How do you know when to retire. Most of the great ones stay too long. Babe Ruth did. Bonds did. Griffey mostly embarrassed himself and put the team management in a tight spot this year. How can you fire a hall of famer? Everyone was waiting for him to bow out gracefully. Which he did, finally.

So how do you know when to retire? Ballplayers can look at their stats and they tell the story of diminished abilities. Ballplayers, especially those of Griffey's caliber, have millions to fall back on and a wide range of options for their post baseball careers. Not so for most of us. Some of us hold on until the "retirement age" doing our jobs even when we've lost the joy of working. Griffey had said when the joy was gone he would retire. Most people don't have that option. Many people today don't even have the choice of retiring; their company chooses to lay them off in a move to downsize. Many more people have seen their retirement portfolios considerably downsized, as well, over the past few years so their retirement plans have been put on hold.

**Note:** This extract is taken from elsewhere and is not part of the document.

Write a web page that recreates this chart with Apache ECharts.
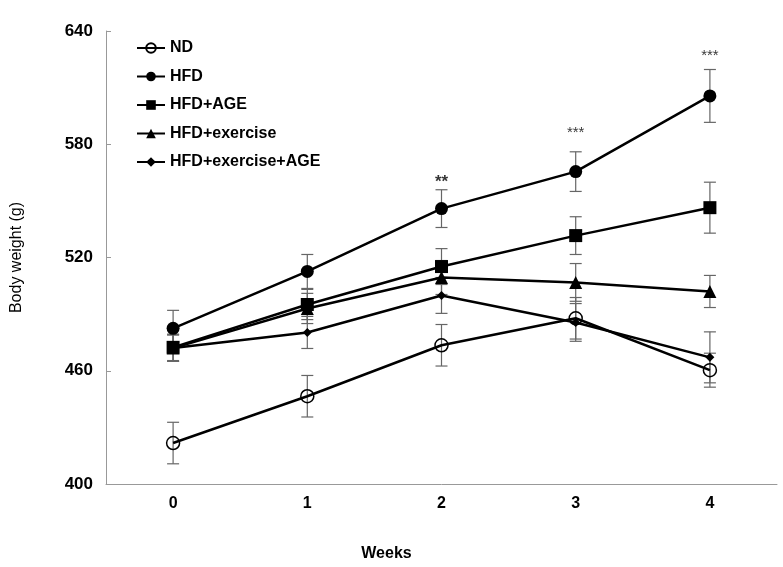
<!DOCTYPE html>
<html>
<head>
<meta charset="utf-8">
<script src="https://cdn.jsdelivr.net/npm/echarts@6/dist/echarts.min.js"></script>
<style>html,body{margin:0;padding:0;background:#fff}#c{width:783px;height:567px}</style>
</head>
<body>
<div id="c"></div>
<script>
var weeks = ['0', '1', '2', '3', '4'];
var seriesNames = ['ND', 'HFD', 'HFD+AGE', 'HFD+exercise', 'HFD+exercise+AGE'];
var ndMean = [421.7, 446.5, 473.5, 487.8, 460.3];
var ndErr = [11, 11, 11, 11, 9];
var hfdMean = [482.5, 512.6, 545.9, 565.5, 605.6];
var hfdErr = [9.5, 9, 10, 10.5, 14];
var ageMean = [472.4, 495.1, 515.2, 531.6, 546.4];
var ageErr = [7, 8, 9.5, 10, 13.5];
var exMean = [472.0, 493.0, 509.4, 506.8, 502.0];
var exErr = [7, 8, 9, 10, 8.5];
var exAgeMean = [472.0, 480.3, 499.9, 485.6, 467.1];
var exAgeErr = [7, 8.5, 9.5, 10, 13.5];
var starWeeks = ['2', '3', '4'];
var starY = [560, 586, 627];
var starText = ['**', '***', '***'];
var yTicks = [400, 460, 520, 580, 640];

var means = [ndMean, hfdMean, ageMean, exMean, exAgeMean];
var errs = [ndErr, hfdErr, ageErr, exErr, exAgeErr];
var symbols = ['circle', 'circle', 'rect', 'triangle', 'diamond'];
var sizes = [13, 13, 13, 13, 9];
var FONT = 'Liberation Sans, Arial, sans-serif';

var chart = echarts.init(document.getElementById('c'));
var series = [];
// error bars
means.forEach(function (m, si) {
  var data = m.map(function (v, i) { return [i, v - errs[si][i], v + errs[si][i]]; });
  series.push({
    type: 'custom',
    silent: true,
    z: 1,
    data: data,
    renderItem: function (params, api) {
      var x = api.value(0);
      var lo = api.coord([x, api.value(1)]);
      var hi = api.coord([x, api.value(2)]);
      var w = 6;
      var st = { stroke: '#666', lineWidth: 1.2 };
      return {
        type: 'group',
        children: [
          { type: 'line', shape: { x1: lo[0], y1: lo[1], x2: hi[0], y2: hi[1] }, style: st },
          { type: 'line', shape: { x1: lo[0] - w, y1: lo[1], x2: lo[0] + w, y2: lo[1] }, style: st },
          { type: 'line', shape: { x1: hi[0] - w, y1: hi[1], x2: hi[0] + w, y2: hi[1] }, style: st }
        ]
      };
    }
  });
});
means.forEach(function (m, si) {
  var isND = si === 0;
  series.push({
    name: seriesNames[si],
    type: 'line',
    z: 3,
    data: m,
    symbol: symbols[si],
    symbolSize: sizes[si],
    lineStyle: { color: '#000', width: 2.5 },
    itemStyle: isND ? { color: 'rgba(255,255,255,0)', borderColor: '#000', borderWidth: 1.5 } : { color: '#000' },
    emphasis: { disabled: true },
    animation: false
  });
});
series.push({
  type: 'scatter',
  symbolSize: 0,
  silent: true,
  data: starWeeks.map(function (w, i) {
    return {
      value: [w, starY[i]],
      label: { show: true, position: 'inside', formatter: starText[i], fontSize: i === 0 ? 17 : 15, fontWeight: i === 0 ? 'bold' : 'normal', color: '#000', fontFamily: FONT }
    };
  })
});

chart.setOption({
  animation: false,
  backgroundColor: '#fff',
  grid: { left: 106, right: 6, top: 31, bottom: 82 },
  legend: {
    orient: 'vertical',
    left: 131,
    top: 35,
    itemGap: 12.5,
    itemWidth: 28,
    itemHeight: 12,
    data: seriesNames,
    textStyle: { fontSize: 16, fontWeight: 'bold', color: '#000', fontFamily: FONT }
  },
  xAxis: {
    type: 'category',
    data: weeks,
    boundaryGap: true,
    name: 'Weeks',
    nameLocation: 'middle',
    nameGap: 62,
    nameTextStyle: { fontSize: 16, fontWeight: 'bold', color: '#000', fontFamily: FONT, padding: [0, 110, 0, 0] },
    axisLine: { lineStyle: { color: '#999', width: 1 } },
    axisTick: { alignWithLabel: true, inside: true, length: 5, lineStyle: { color: '#999' } },
    axisLabel: { fontSize: 16, fontWeight: 'bold', color: '#000', margin: 12, fontFamily: FONT },
    splitLine: { show: false }
  },
  yAxis: {
    type: 'value',
    min: yTicks[0],
    max: yTicks[yTicks.length - 1],
    interval: 60,
    name: 'Body weight (g)',
    nameLocation: 'middle',
    nameGap: 81,
    nameRotate: 90,
    nameTextStyle: { fontSize: 16, fontWeight: 'normal', color: '#000', fontFamily: FONT },
    axisLine: { show: true, lineStyle: { color: '#999', width: 1 } },
    axisTick: { show: true, inside: true, length: 5, lineStyle: { color: '#999' } },
    axisLabel: { fontSize: 17, fontWeight: 'bold', color: '#000', margin: 13, fontFamily: FONT },
    splitLine: { show: false }
  },
  series: series
});
</script>
</body>
</html>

Then there are those who retire only to start a second career. And those who retire and are sorry they did because they forgot to plan for something to do. Travel, or golf, or puttering around the house grows old too.

Griffey seems fortunate to have so many choices in retirement. He would never have to work again if he saved some of the mega millions he has made playing baseball. Hard to feel sorry for him. He had his run and it was a good one. He can find his joy again now that he has more time with his family, or if he joins his fellow retired athletes in the broadcast booth.

His retirement is front page news today. Hardly anyone noticed most of the other people who retired yesterday or those who were forced to retire. How do you know when to retire? Other than athletes and politicians, most people in our society don't have the luxury of asking that question.